Outro problema é a folha de pagamento. Segundo a Firjan, 1.066 municípios brasileiros (20,3% do total) gastam mais de 54% de sua receita com o funcionalismo público, o que ultrapassa o limite de alerta da Lei de Responsabilidade Fiscal (LRF). “Os municípios têm quadros inativos que precisam ser pagos, não tem como manobrar. Por isso muitos promovem terceirizações, que permitem uma flexibilidade maior”, diz Bernardo Strobel Guimarães. “Outra discussão clássica é em relação aos comissionados (funcionários não concursados). As prefeituras têm muitos comissionados porque eles não entram nesse regime e podem ser afastados sem o peso que tem o regime do servidor”.
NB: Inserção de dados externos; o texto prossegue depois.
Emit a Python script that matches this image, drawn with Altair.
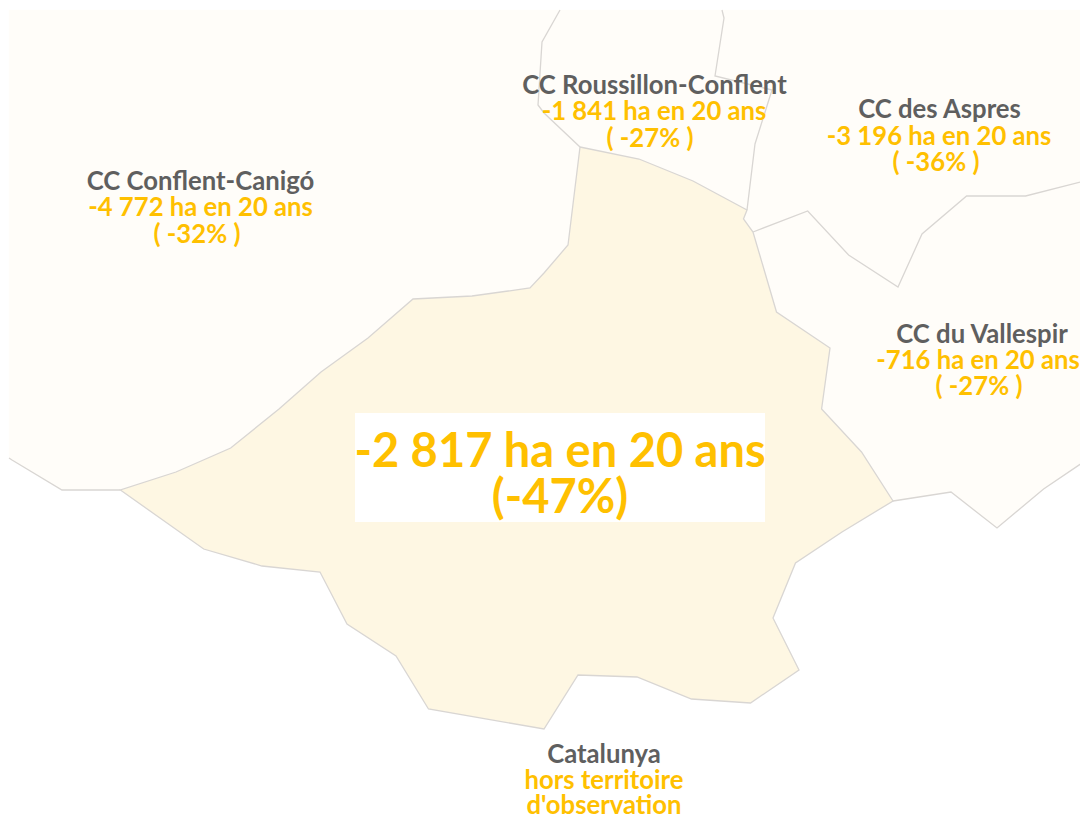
import altair as alt

FONT = "Lato"
CREAM = "#FEF7E3"
PALE = "#FFFDF9"
EDGE = "#D9D6D3"
GREY = "#5F5F5F"
GOLD = "#FFC000"

# Territory outlines (x, y)
shared_north = [(580,147),(639,159),(693,181),(747,210)]
notch = [(743.5,219),(753,232)]
east_side = [(776.5,312),(830,348),(821.6,409),(861.5,452),(893,501)]
south_side = [(842,532),(795.5,563),(773,618),(799,670),(750.5,703),(691.5,699),(637,677),(578,675),
              (544,729),(428.5,709),(396,656),(347,624),(320,572),(262,566),(203.7,549),(120.4,490)]
west_side = [(176,472),(230.7,448),(279,409),(321,372),(368,338),(413,299),(472,296),(530,288),(544,273),(568,245)]

conflent_outer = [(120.4,490),(62,490),(12,460),(9,458),(9,10),(560,10),(542,42),(538,105),(544,113)]
roussillon_west = [(560,10),(542,42),(538,105),(544,113),(580,147)]
roussillon_east = [(722,10),(724,18),(715,76),(772,90),(755,144),(747,210)]
aspres_south = [(753,232),(807.7,211),(848.6,255),(898,287),(922,234),(966.6,196),(1025.6,196),(1084.6,181),(1088,184)]
vallespir_south = [(1088,459),(1043.6,489),(997,528),(951,492),(893,501)]

main_ring = shared_north + notch + east_side + south_side + west_side
conflent_ring = conflent_outer + [(580,147),(568,245),(544,273),(530,288),(472,296),(413,299),(368,338),(321,372),(279,409),(230.7,448),(176,472)]
roussillon_ring = [(560,10),(722,10),(724,18),(715,76),(772,90),(755,144),(747,210),(693,181),(639,159),(580,147),(544,113),(538,105),(542,42)]
aspres_ring = roussillon_east + [(743.5,219)] + aspres_south + [(1088,10)]
vallespir_ring = aspres_south + vallespir_south + east_side[::-1][1:]

# Labels: x, y, text
title_x = [200.5, 654.5, 939.5, 982, 604]
title_y = [181.5, 85.5, 109.5, 334.5, 755]
title_text = ["CC Conflent-Canigó", "CC Roussillon-Conflent", "CC des Aspres", "CC du Vallespir", "Catalunya"]
gold_x = [200.5, 654, 939, 978, 604, 197, 650, 936, 979, 604]
gold_y = [208, 112, 136.5, 361, 781, 235, 139, 162.5, 387, 806]
gold_text = ["-4 772 ha en 20 ans", "-1 841 ha en 20 ans", "-3 196 ha en 20 ans", "-716 ha en 20 ans", "hors territoire",
             "( -32% )", "( -27% )", "( -36% )", "( -27% )", "d'observation"]
big_x = [560, 560]
big_y = [452.5, 499]
big_text = ["-2 817 ha en 20 ans", "(-47%)"]
box_x, box_x2, box_y, box_y2 = [355], [765], [413], [522]


def poly(ring, name):
    return {"type": "Feature", "properties": {"name": name},
            "geometry": {"type": "Polygon", "coordinates": [[list(p) for p in ring] + [list(ring[0])]]}}


def path(points, name):
    return {"type": "Feature", "properties": {"name": name},
            "geometry": {"type": "LineString", "coordinates": [list(p) for p in points]}}


proj = dict(type="identity", scale=1, translate=[-8, -8])
X = alt.X("x:Q", scale=alt.Scale(domain=[8, 1080], nice=False, zero=False), axis=None)
Y = alt.Y("y:Q", scale=alt.Scale(domain=[8, 818], nice=False, zero=False, reverse=True), axis=None)

pale_fill = alt.Chart(alt.Data(values=[
    poly(conflent_ring, "Conflent"), poly(roussillon_ring, "Roussillon"),
    poly(aspres_ring, "Aspres"), poly(vallespir_ring, "Vallespir"),
])).mark_geoshape(fill=PALE, stroke=PALE, strokeWidth=0.5).project(**proj)

main_fill = alt.Chart(alt.Data(values=[poly(main_ring, "Main")])).mark_geoshape(
    fill=CREAM).project(**proj)

borders = alt.Chart(alt.Data(values=[
    path(main_ring + main_ring[:1], "main"),
    path(conflent_outer[:4], "west"),
    path(roussillon_west, "rw"),
    path(roussillon_east, "re"),
    path(aspres_south, "as"),
    path(vallespir_south, "vs"),
])).mark_geoshape(filled=False, stroke=EDGE, strokeWidth=1.3).project(**proj)

box = alt.Chart(alt.Data(values=[{"x": box_x[0], "x2": box_x2[0], "y": box_y[0], "y2": box_y2[0]}])).mark_rect(
    color="white").encode(x=X, x2="x2:Q", y=Y, y2="y2:Q")


def text_layer(xs, ys, texts, color, size):
    rows = [{"x": a, "y": b, "t": c} for a, b, c in zip(xs, ys, texts)]
    return alt.Chart(alt.Data(values=rows)).mark_text(
        font=FONT, fontWeight="bold", fontSize=size, color=color, align="center", baseline="middle"
    ).encode(x=X, y=Y, text="t:N")


chart = alt.layer(
    pale_fill, main_fill, borders, box,
    text_layer(title_x, title_y, title_text, GREY, 25.7),
    text_layer(gold_x, gold_y, gold_text, GOLD, 25.7),
    text_layer(big_x, big_y, big_text, GOLD, 47),
).resolve_scale(x="shared", y="shared").properties(
    width=1072, height=810, padding=0, background="white",
    autosize=alt.AutoSizeParams(type="none")
).configure_view(stroke=None)

chart.save("out.html", embed_options={"renderer": "svg", "actions": False})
O professor da PUCPR avalia que a Constituição garantiu a autonomia para os municípios, mas não os recursos necessários. “É quase como um filho que vive de mesada para sempre. Os municípios têm autonomia do ponto de vista formal, mas não têm condições materiais”, afirma. “É meio paradoxal, a Constituição coloca os municípios em uma situação privilegiada, com todas as prerrogativas, porém na prática essa visão do municipalismo esbarra em obstáculos grandes. E os municípios são tratados da mesma maneira, capitais como São Paulo e Porto Alegre são tratados da mesma maneira que cidades pequenas”.

CONSÓRCIOS

Uma das saídas, avalia Bernardo Strobel Guimarães, poderia ser os consórcios de municípios e as regiões metropolitanas, o que poderia ajudar também a diminuir a dependência dos repasses feitos com base nas emendas parlamentares ao orçamento da União. “Tem uma frase que diz que pessoas não moram na União, moram nos municípios. É o lugar onde a vida acontece e não tem investimento, isso leva a um círculo vicioso. Sem investimento os municípios não têm a capacidade de gerar oportunidades econômicas no local, isso aumenta o êxodo”.